Currently, I am working at a streaming company, and my team is responsible for the catalog of the service. Our database is a critical point in the company, so with that in mind we thought of a solution that could give us safety and a short downtime.
To avoid any problem, the solution was to use a Blue/Green deployment strategy from RDS.
In a nutshell, B/G deployments create two environments. One environment has the current version of your database this is the blue one. Then it creates a green environment, which has the new version of your database. After you set everything up, you can just switch over between the two.
Quick lab
Let's create a Terraform project with a database in it:
terraform {
required_providers {
aws = {
source = "hashicorp/aws"
version = "~> 6.0"
}
}
}
provider "aws" {
region = "us-east-1"
}
module "vpc" {
source = "terraform-aws-modules/vpc/aws"
version = "6.6.0"
name = "database_test"
cidr = "10.0.0.0/16"
azs = ["us-east-1a", "us-east-1b"]
public_subnets = ["10.0.4.0/24", "10.0.5.0/24", "10.0.6.0/24"]
enable_dns_hostnames = true
enable_dns_support = true
}
resource "aws_db_subnet_group" "this" {
name = "database_test"
subnet_ids = module.vpc.public_subnets
}
resource "aws_db_parameter_group" "this" {
name = "test"
family = "mysql8.0"
}
resource "aws_db_instance" "this" {
allocated_storage = 5
db_name = "mydb"
engine = "mysql"
engine_version = "8.0"
instance_class = "db.t3.micro"
username = "master"
password = var.db_password
parameter_group_name = aws_db_parameter_group.this.name
db_subnet_group_name = aws_db_subnet_group.this.name
skip_final_snapshot = true
publicly_accessible = false
}
After the creation, just click on Actions and then create the deployment following the UI.
After having the two environments, you are able to modify the green instance as much as you want.
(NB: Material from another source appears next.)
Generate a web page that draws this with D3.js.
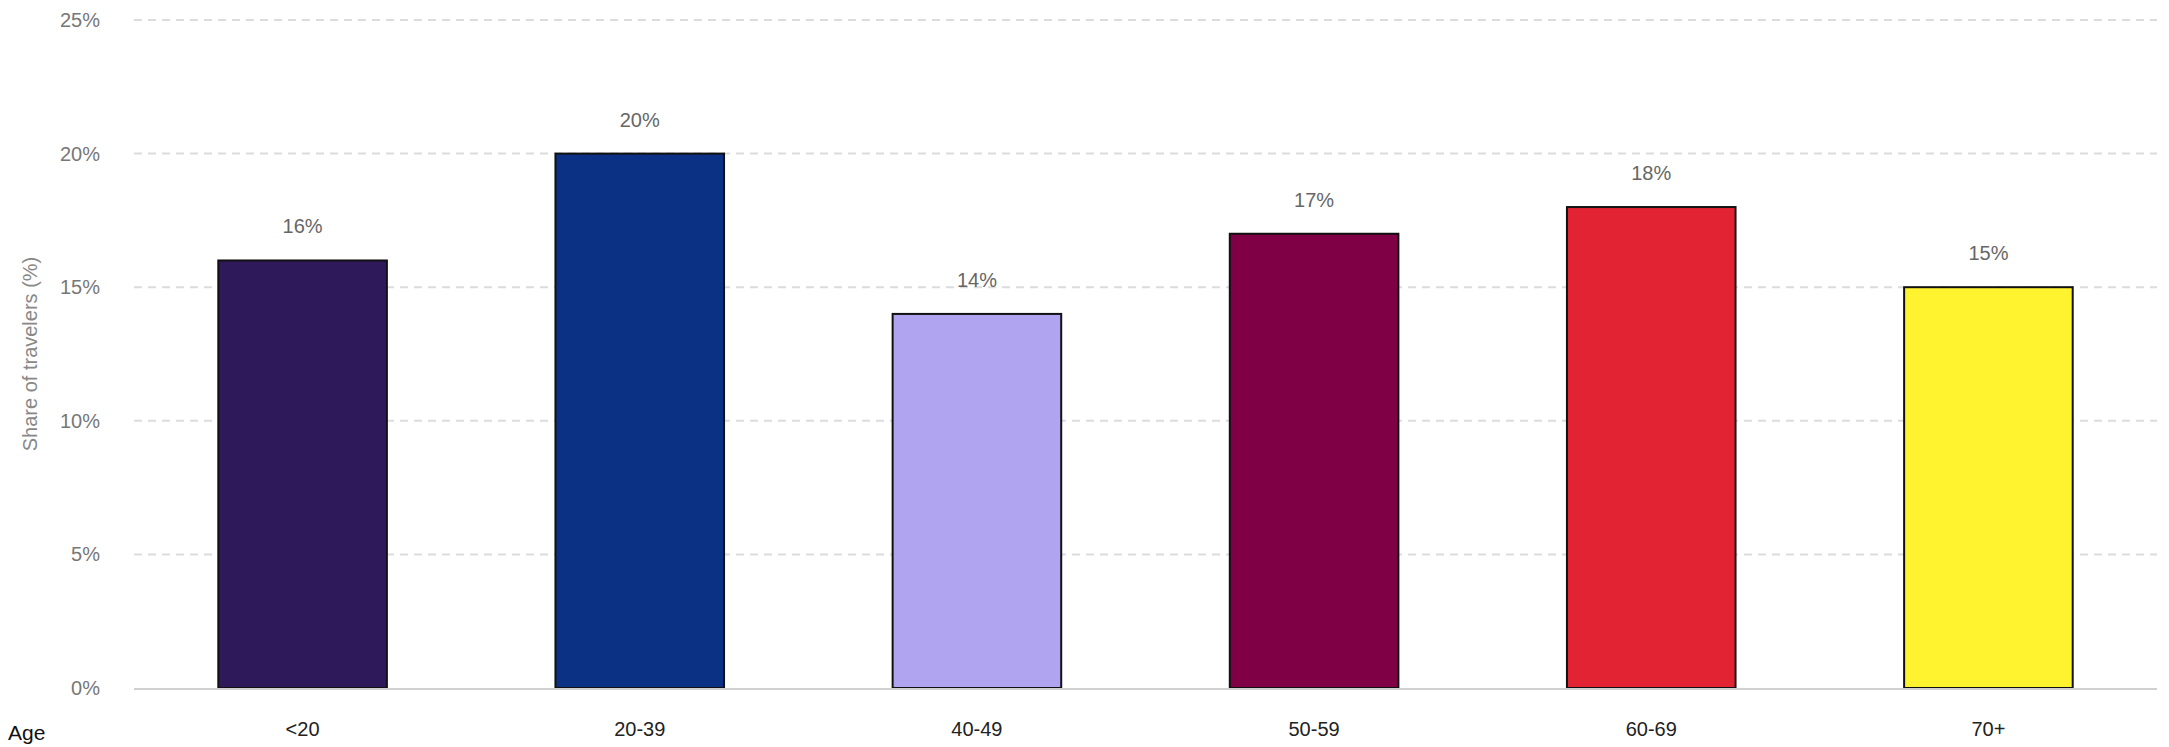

Some ideas of things you can do with no impact: changing parameter values, changing the instance of the database, and also doing DML changes.
However, for DML changes, please take care not to introduce breaking changes analyze carefully before doing it. For example, you cannot remove a column from the green database while it still exists in the blue one, and you should not change the structure in a way that can corrupt data, such as changing an int field to a string field. Also, if you want to do it, you need to change a parameter group on the green database to set read_only to false, since the green one is usually just for reading.
On the day of the maintenance, I just needed to click a button and the database version was changed. The downtime was minimal less than 1 minute and no breaking changes or regressions were introduced between the two versions. Actually, going from version 8.0 to 8.4, we got a boost in speed.
It was a nice experience, and I would like to say that this feature from AWS works very well. If you need to do such changes in your database, you should consider it.